Conflict of interest? Senators probe Capitol riot they experienced as victims, witnesses
Former NYPD commissioner questions whether senators can appropriately investigate a situation they were intimately involved in.
In the aftermath of the Jan. 6 breach on the U.S. Capitol, lawmakers spoke of feeling terrorized and afraid for their lives while inside the besieged building. Many, including Speaker of the House Nancy Pelosi, attended post-traumatic counseling. Now, lawmakers are investigating the same events in which they were directly involved as both victims and witnesses.
In a series of hearings on Capitol Hill, senators have sought timelines, documents, evidence, and testimony from the FBI, the U.S. Capitol Police, the Defense Department, and other agencies. The latest such hearing — an oversight session held jointly by the Homeland Security and Governmental Affairs Committee and the Committee on Rules and Administration to examine security and intelligence failures — spanned several hours on Wednesday.
While observers agree that the breach of the Capitol should be thoroughly examined, some question whether the senators can appropriately inqvestigate a situation they were intimately involved in.
"The people that were in that building, they were witnesses," said Bernard Kerik, former commissioner of the New York City Police Department. "They shouldn't be investigating it at all. It's a conflict of interest."
Witnesses and traumatized victims cannot distance themselves from events in order to investigate them, one Virginia police officer said.
"Victims play a key role in any investigation," the officer told Just the News. "But they can't be in charge of it. They're part of it, and they don't have a neutral perspective."
Sen. Amy Klobuchar, who runs the Committee on Rules and Administration, was among the legislators who on Jan. 6 was whisked out of the overrun Capitol Building.
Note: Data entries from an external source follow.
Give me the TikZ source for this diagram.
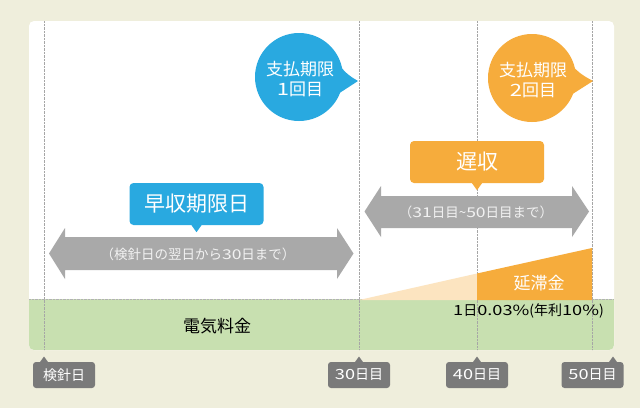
\documentclass[tikz,border=0pt]{standalone}
\usepackage{fontspec}
\newfontfamily\jpfont{Noto Sans CJK JP}
\newfontfamily\jpwide[FakeStretch=1.3]{Noto Sans CJK JP}
\newcommand\wdig[1]{{\jpwide #1}}
\usetikzlibrary{positioning}
\definecolor{bgbeige}{RGB}{239,238,220}
\definecolor{feegreen}{RGB}{200,224,176}
\definecolor{payblue}{RGB}{41,169,224}
\definecolor{payorange}{RGB}{246,172,60}
\definecolor{lightpeach}{RGB}{252,228,192}
\definecolor{arrowgray}{RGB}{169,169,169}
\definecolor{tickgray}{RGB}{122,122,122}

\begin{document}
\begin{tikzpicture}[x=1pt, y=-1pt,
    every node/.style={font=\jpfont, inner sep=0pt},
    tickbox/.style={fill=tickgray, text=white, rounded corners=3pt, minimum width=62pt, minimum height=26pt, font=\jpfont\fontsize{14}{14}\selectfont},
    headbox/.style={text=white, rounded corners=4pt, minimum width=134pt, minimum height=42pt, font=\jpfont\fontsize{21}{21}\selectfont},
    bubbletext/.style={text=white, align=center, font=\jpfont\fontsize{17}{20}\selectfont},
    spantext/.style={text=white!95!black, font=\jpfont\fontsize{13.5}{13.5}\selectfont},
    dayline/.style={densely dotted, gray!70, line width=0.4pt}]
    \useasboundingbox (0,0) rectangle (640,408);
    \fill[bgbeige] (0,0) rectangle (640,408);
    \fill[white, rounded corners=5pt] (29,21) rectangle (614,350);
    \begin{scope}
        \clip[rounded corners=5pt] (29,21) rectangle (614,350);
        \fill[feegreen] (29,299) rectangle (614,350);
    \end{scope}
    \draw[densely dotted, gray!60, line width=0.4pt] (29,299) -- (614,299);
    \foreach \x in {44, 359, 477, 592}
        \draw[dayline] (\x,21) -- (\x,350);

    % late fee wedge
    \fill[lightpeach] (359,300) -- (477,300) -- (477,273.5) -- cycle;
    \fill[payorange] (477,300) -- (592,300) -- (592,248) -- (477,273.5) -- cycle;
    \node[text=white, font=\jpfont\fontsize{17}{17}\selectfont] (latefee) at (539,283) {延滞金};
    \node[font=\jpfont\fontsize{14}{14}\selectfont, anchor=east] (rate) at (604,311) {\wdig{1}日\wdig{0.03\%}(年利\wdig{10\%})};
    \node[font=\jpfont\fontsize{17}{17}\selectfont] (fee) at (217,326) {電気料金};

    % span arrows
    \fill[arrowgray] (49,253.5) -- (65,228) -- (65,237) -- (337,237) -- (337,228) -- (353.5,253.5)
        -- (337,279) -- (337,270) -- (65,270) -- (65,279) -- cycle;
    \node[spantext] (span1) at (198,254) {（検針日の翌日から\wdig{30}日まで）};
    \fill[arrowgray] (364.5,211.5) -- (381,186) -- (381,196) -- (572,196) -- (572,186) -- (589,211.5)
        -- (572,237) -- (572,228) -- (381,228) -- (381,237) -- cycle;
    \node[spantext] (span2) at (476,212) {（\wdig{31}日目\textasciitilde\wdig{50}日目まで）};

    % headings
    \node[headbox, fill=payblue] (early) at (196.5,204) {早収期限日};
    \fill[payblue] ([xshift=-5pt]early.south) -- ++(5,7) -- ++(5,-7) -- cycle;
    \node[headbox, fill=payorange] (late) at (477,162) {遅収};
    \fill[payorange] ([xshift=-5pt]late.south) -- ++(5,7) -- ++(5,-7) -- cycle;

    % speech bubbles
    \fill[payblue] (299,77) circle (44);
    \fill[payblue] (338,64) .. controls (348,75) .. (358,81) -- (338,94) -- cycle;
    \node[bubbletext] (pay1) at (300,79) {支払期限\\\wdig{1}回目};
    \fill[payorange] (532,78) circle (44);
    \fill[payorange] (571,65) .. controls (582,75) .. (593,81) -- (571,95) -- cycle;
    \node[bubbletext] (pay2) at (533,80) {支払期限\\\wdig{2}回目};

    % day marks
    \node[tickbox] (d0) at (64,375) {検針日};
    \fill[tickgray] (40,362) -- (44,356.5) -- (48,362) -- cycle;
    \node[tickbox] (d30) at (359,375) {\wdig{30}日目};
    \fill[tickgray] (355,362) -- (359,356.5) -- (363,362) -- cycle;
    \node[tickbox] (d40) at (477,375) {\wdig{40}日目};
    \fill[tickgray] (473,362) -- (477,356.5) -- (481,362) -- cycle;
    \node[tickbox] (d50) at (592.5,375) {\wdig{50}日目};
    \fill[tickgray] (609,362) -- (613,356.5) -- (617,362) -- cycle;
\end{tikzpicture}
\end{document}
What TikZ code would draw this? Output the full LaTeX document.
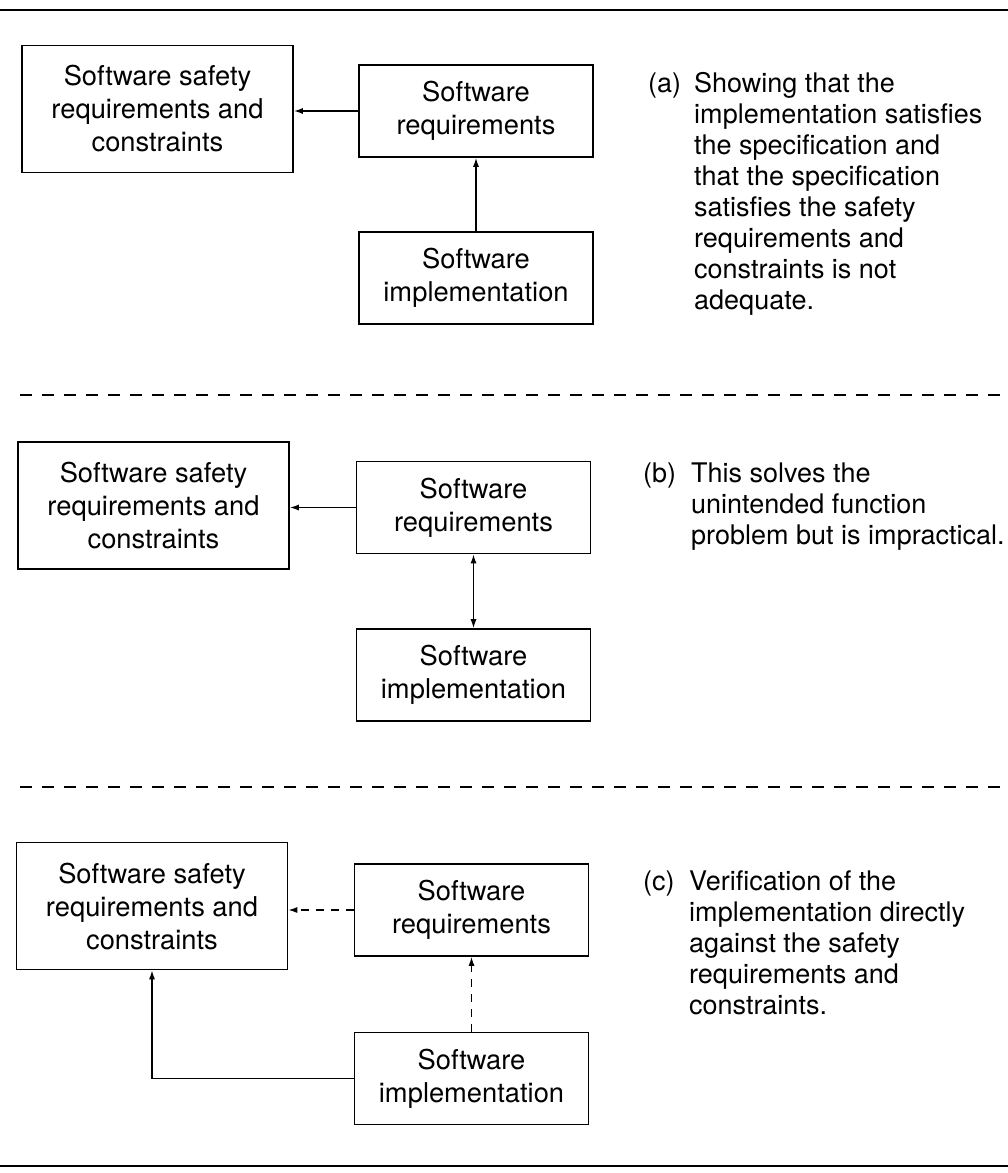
\documentclass[tikz,border=0pt]{standalone}
\usepackage{fontspec}
\setmainfont{TeX Gyre Heros}
\usetikzlibrary{arrows.meta}
\begin{document}
\begin{tikzpicture}[x=1pt,y=-1pt,
  box/.style={draw, line width=1.6pt, align=center, inner sep=0pt, font=\fontsize{27.3}{33}\selectfont},
  safebox/.style={box, minimum width=271pt, minimum height=127pt},
  swbox/.style={box, minimum width=234pt, minimum height=92pt},
  conn/.style={line width=1.4pt, -{Latex[length=9pt,width=6pt]}},
  dconn/.style={conn, dash pattern=on 8pt off 7pt},
  dbl/.style={line width=1.4pt, {Latex[length=9pt,width=6pt]}-{Latex[length=9pt,width=6pt]}},
  lbl/.style={anchor=base west, inner sep=0pt, font=\fontsize{27}{31}\selectfont},
  note/.style={anchor=base west, inner sep=0pt, font=\fontsize{27}{31}\selectfont, align=left},
  rulebar/.style={line width=2.4pt},
  sepline/.style={line width=2pt, dash pattern=on 12pt off 10pt}]
\useasboundingbox (0,0) rectangle (1008,1173);

% frame lines
\coordinate (tl) at (0,10);   \coordinate (tr) at (1008,10);
\coordinate (bl) at (0,1166); \coordinate (br) at (1008,1166);
\coordinate (d1l) at (20,395); \coordinate (d1r) at (1008,395);
\coordinate (d2l) at (20,787); \coordinate (d2r) at (1008,787);
\draw[rulebar] (tl) -- (tr);
\draw[rulebar] (bl) -- (br);
\draw[sepline] (d1l) -- (d1r);
\draw[sepline] (d2l) -- (d2r);

% panel (a)
\node[safebox] (S1) at (157.5,109) {Software safety\\requirements and\\constraints};
\node[swbox] (R1) at (476,111) {Software\\requirements};
\node[swbox] (I1) at (476,278) {Software\\implementation};
\draw[conn] (R1.west) -- (R1.west -| S1.east);
\draw[conn] (I1.north) -- (R1.south);
\node[lbl] (La) at (648,92) {(a)};
% multi-line note: base anchor is the last line's baseline (first baseline 92, 8 lines, 31pt apart)
\node[note] (Ta) at (694,309) {Showing that the\\implementation satisfies\\the specification and\\that the specification\\satisfies the safety\\requirements and\\constraints is not\\adequate.};

% panel (b)
\node[safebox] (S2) at (153.5,505.5) {Software safety\\requirements and\\constraints};
\node[swbox] (R2) at (473.5,507.5) {Software\\requirements};
\node[swbox] (I2) at (473.5,675) {Software\\implementation};
\draw[conn] (R2.west) -- (R2.west -| S2.east);
\draw[dbl] (I2.north) -- (R2.south);
\node[lbl] (Lb) at (643,482) {(b)};
\node[note] (Tb) at (691,544) {This solves the\\unintended function\\problem but is impractical.};

% panel (c)
\node[safebox] (S3) at (152,906) {Software safety\\requirements and\\constraints};
\node[swbox] (R3) at (471.5,910) {Software\\requirements};
\node[swbox] (I3) at (471.5,1078.5) {Software\\implementation};
\draw[dconn] (R3.west) -- (R3.west -| S3.east);
\draw[dconn] (I3.north) -- (R3.south);
\coordinate (corner) at (152,1078.5);
\draw[conn] (I3.west) -- (corner) -- (S3.south);
\node[lbl] (Lc) at (643,890) {(c)};
\node[note] (Tc) at (689,1014) {Verification of the\\implementation directly\\against the safety\\requirements and\\constraints.};
\end{tikzpicture}
\end{document}
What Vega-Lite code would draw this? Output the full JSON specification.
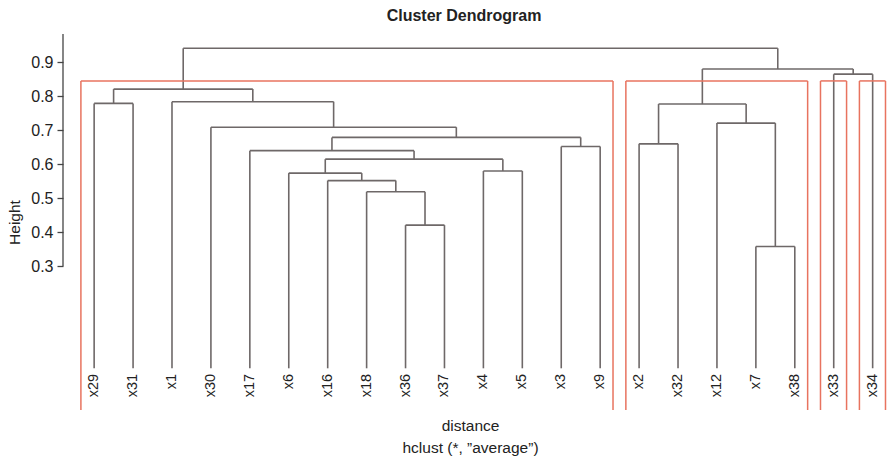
{
  "$schema": "https://vega.github.io/schema/vega-lite/v6.json",
  "width": 826,
  "height": 376,
  "autosize": {"type": "none"},
  "padding": {"left": 63, "top": 34, "right": 0, "bottom": 47},
  "background": "white",
  "config": {"view": {"stroke": null}, "font": "Liberation Sans"},
  "title": {"text": "Cluster Dendrogram", "fontSize": 16, "fontWeight": "bold", "color": "#222222", "anchor": "middle", "dx": -12, "offset": 9, "font": "Liberation Sans"},
  "datasets": {
    "nodes": [
      {"id": "N1", "xl": 9, "hl": 0, "xr": 10, "hr": 0, "h": 0.421},
      {"id": "N2", "xl": 8, "hl": 0, "xr": 9.5, "hr": 0.421, "h": 0.519},
      {"id": "N3", "xl": 7, "hl": 0, "xr": 8.75, "hr": 0.519, "h": 0.552},
      {"id": "N4", "xl": 6, "hl": 0, "xr": 7.875, "hr": 0.552, "h": 0.574},
      {"id": "N5", "xl": 11, "hl": 0, "xr": 12, "hr": 0, "h": 0.58},
      {"id": "N6", "xl": 6.9375, "hl": 0.574, "xr": 11.5, "hr": 0.58, "h": 0.615},
      {"id": "N7", "xl": 5, "hl": 0, "xr": 9.21875, "hr": 0.615, "h": 0.64},
      {"id": "N8", "xl": 13, "hl": 0, "xr": 14, "hr": 0, "h": 0.652},
      {"id": "N9", "xl": 7.109375, "hl": 0.64, "xr": 13.5, "hr": 0.652, "h": 0.679},
      {"id": "N10", "xl": 4, "hl": 0, "xr": 10.3046875, "hr": 0.679, "h": 0.709},
      {"id": "N11", "xl": 3, "hl": 0, "xr": 7.15234375, "hr": 0.709, "h": 0.784},
      {"id": "N12", "xl": 1, "hl": 0, "xr": 2, "hr": 0, "h": 0.779},
      {"id": "N13", "xl": 1.5, "hl": 0.779, "xr": 5.076171875, "hr": 0.784, "h": 0.821},
      {"id": "N14", "xl": 18, "hl": 0, "xr": 19, "hr": 0, "h": 0.358},
      {"id": "N15", "xl": 17, "hl": 0, "xr": 18.5, "hr": 0.358, "h": 0.721},
      {"id": "N16", "xl": 15, "hl": 0, "xr": 16, "hr": 0, "h": 0.66},
      {"id": "N17", "xl": 15.5, "hl": 0.66, "xr": 17.75, "hr": 0.721, "h": 0.777},
      {"id": "N18", "xl": 20, "hl": 0, "xr": 21, "hr": 0, "h": 0.865},
      {"id": "N19", "xl": 16.625, "hl": 0.777, "xr": 20.5, "hr": 0.865, "h": 0.88},
      {"id": "N20", "xl": 3.2880859375, "hl": 0.821, "xr": 18.5625, "hr": 0.88, "h": 0.941}
    ],
    "leaves": [
      {"label": "x29", "pos": 1}, {"label": "x31", "pos": 2}, {"label": "x1", "pos": 3},
      {"label": "x30", "pos": 4}, {"label": "x17", "pos": 5}, {"label": "x6", "pos": 6},
      {"label": "x16", "pos": 7}, {"label": "x18", "pos": 8}, {"label": "x36", "pos": 9},
      {"label": "x37", "pos": 10}, {"label": "x4", "pos": 11}, {"label": "x5", "pos": 12},
      {"label": "x3", "pos": 13}, {"label": "x9", "pos": 14}, {"label": "x2", "pos": 15},
      {"label": "x32", "pos": 16}, {"label": "x12", "pos": 17}, {"label": "x7", "pos": 18},
      {"label": "x38", "pos": 19}, {"label": "x33", "pos": 20}, {"label": "x34", "pos": 21}
    ],
    "boxes": [
      {"cluster": 1, "left": 0.66, "right": 14.33, "top": 0.845},
      {"cluster": 2, "left": 14.66, "right": 19.33, "top": 0.845},
      {"cluster": 3, "left": 19.66, "right": 20.33, "top": 0.845},
      {"cluster": 4, "left": 20.66, "right": 21.33, "top": 0.845}
    ]
  },
  "layer": [
    {
      "data": {"name": "nodes"},
      "mark": {"type": "rule", "color": "#6e6868", "strokeWidth": 1.6},
      "encoding": {
        "x": {"field": "xl", "type": "quantitative", "scale": {"domain": [0.2, 21.42], "nice": false, "zero": false},
          "axis": {"labels": false, "ticks": false, "domain": false, "grid": false,
            "title": ["distance", "hclust (*, \u201daverage\u201d)"], "titleFontSize": 15.5, "titleFontWeight": "normal",
            "titleColor": "#222222", "titleLineHeight": 22, "titleBaseline": "top", "titleX": 407, "titleY": 8, "titleFont": "Liberation Sans"}},
        "x2": {"field": "xr"},
        "y": {"field": "h", "type": "quantitative", "scale": {"domain": [-0.1226, 0.983], "nice": false, "zero": false},
          "axis": {"values": [0.3, 0.4, 0.5, 0.6, 0.7, 0.8, 0.9], "format": ".1f", "domain": false, "grid": false,
            "tickSize": 6, "tickColor": "#444444", "tickWidth": 1.3, "labelFontSize": 16, "labelPadding": 4, "labelColor": "#222222", "labelFont": "Liberation Sans",
            "title": "Height", "titleFontSize": 15.5, "titleFontWeight": "normal", "titleColor": "#222222", "titlePadding": 8, "titleFont": "Liberation Sans"}}
      }
    },
    {
      "data": {"name": "nodes"},
      "mark": {"type": "rule", "color": "#6e6868", "strokeWidth": 1.6},
      "encoding": {
        "x": {"field": "xl", "type": "quantitative"},
        "y": {"field": "hl", "type": "quantitative"},
        "y2": {"field": "h"}
      }
    },
    {
      "data": {"name": "nodes"},
      "mark": {"type": "rule", "color": "#6e6868", "strokeWidth": 1.6},
      "encoding": {
        "x": {"field": "xr", "type": "quantitative"},
        "y": {"field": "hr", "type": "quantitative"},
        "y2": {"field": "h"}
      }
    },
    {
      "data": {"name": "boxes"},
      "mark": {"type": "rule", "color": "#e8735f", "strokeWidth": 1.5},
      "encoding": {
        "x": {"field": "left", "type": "quantitative"},
        "y": {"field": "top", "type": "quantitative"},
        "y2": {"datum": -0.1226}
      }
    },
    {
      "data": {"name": "boxes"},
      "mark": {"type": "rule", "color": "#e8735f", "strokeWidth": 1.5},
      "encoding": {
        "x": {"field": "right", "type": "quantitative"},
        "y": {"field": "top", "type": "quantitative"},
        "y2": {"datum": -0.1226}
      }
    },
    {
      "data": {"name": "boxes"},
      "mark": {"type": "rule", "color": "#e8735f", "strokeWidth": 1.5},
      "encoding": {
        "x": {"field": "left", "type": "quantitative"},
        "x2": {"field": "right"},
        "y": {"field": "top", "type": "quantitative"}
      }
    },
    {
      "data": {"name": "leaves"},
      "mark": {"type": "text", "angle": 270, "align": "right", "baseline": "middle", "dx": -5.5, "fontSize": 14.5, "color": "#222222", "font": "Liberation Sans"},
      "encoding": {
        "x": {"field": "pos", "type": "quantitative"},
        "y": {"datum": 0, "type": "quantitative"},
        "text": {"field": "label"}
      }
    },
    {
      "data": {"values": [{"axis": "y"}]},
      "mark": {"type": "rule", "color": "#444444", "strokeWidth": 1.3},
      "encoding": {
        "x": {"datum": 0.2, "type": "quantitative"},
        "y": {"datum": 0.983, "type": "quantitative"},
        "y2": {"datum": 0.3}
      }
    }
  ]
}
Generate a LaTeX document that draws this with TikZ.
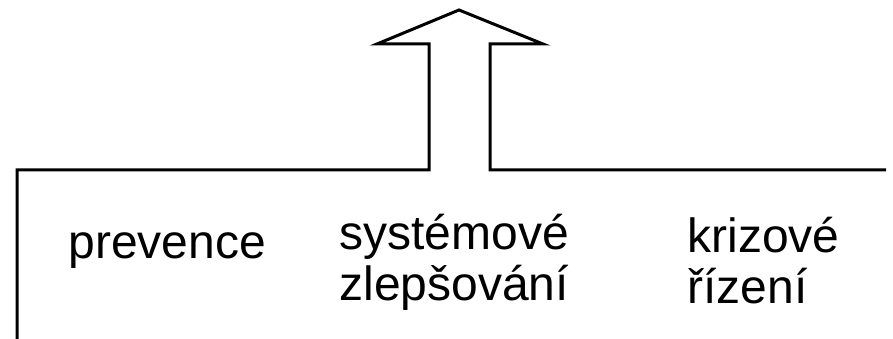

Since then, the Minnesota Democrat has commented with emotion about events of the day.
On television, she discussed watching video of the riot. "The facts are offensive, the facts are horrific," Klobuchar said while appearing Feb. 11 on CBS This Morning. "They're hard to watch."
On Twitter, Klobuchar wrote about a specific event. "Capitol rioters searched for Nancy Pelosi in a way that should make every woman's skin crawl," the senator tweeted on Feb. 15.
And, while Klobuchar has been an aggressive inquisitor during hearings, she and other senators should not conduct an inquiry into the Capitol breach, said the former police commissioner, Kerik.
"If a U.S. attorney was the victim of a crime, would you have that U.S. attorney investigate the crime?" Kerik asked. "If a cop is a victim of a crime, would you have the cop investigate the crime? Of course not."
Two Republican lawmakers in January noted that as Congress itself might come under scrutiny for lapses surrounding the Capitol breach its members should not delve into issues surrounding the episode.
"Congress should not be allowed to investigate itself when it comes to the massive security failures of January 6," wrote Senators Lindsay Graham (R-S.C.) and Ron Johnson (R-Wisc.) in a Jan. 13 joint statement. An independent commission should investigate the tumultuous events of the day, they said.
"Americans understand Congress is rife with partisan disputes and turf wars," the senators wrote in their statement. "We fear that without an outside set of eyes to review the issues that led to January 6, the investigations will fall into the familiar territory of partisan squabbles ultimately resolving nothing."
The joint committee hearing on Wednesday ended as senators asked witnesses to provide them with followup information.
Offices for Klobuchar and for Sen. Gary Peters (D-Mich.), who runs the Committee on Homeland Security and Governmental Affairs, did not immediately respond to requests for comment.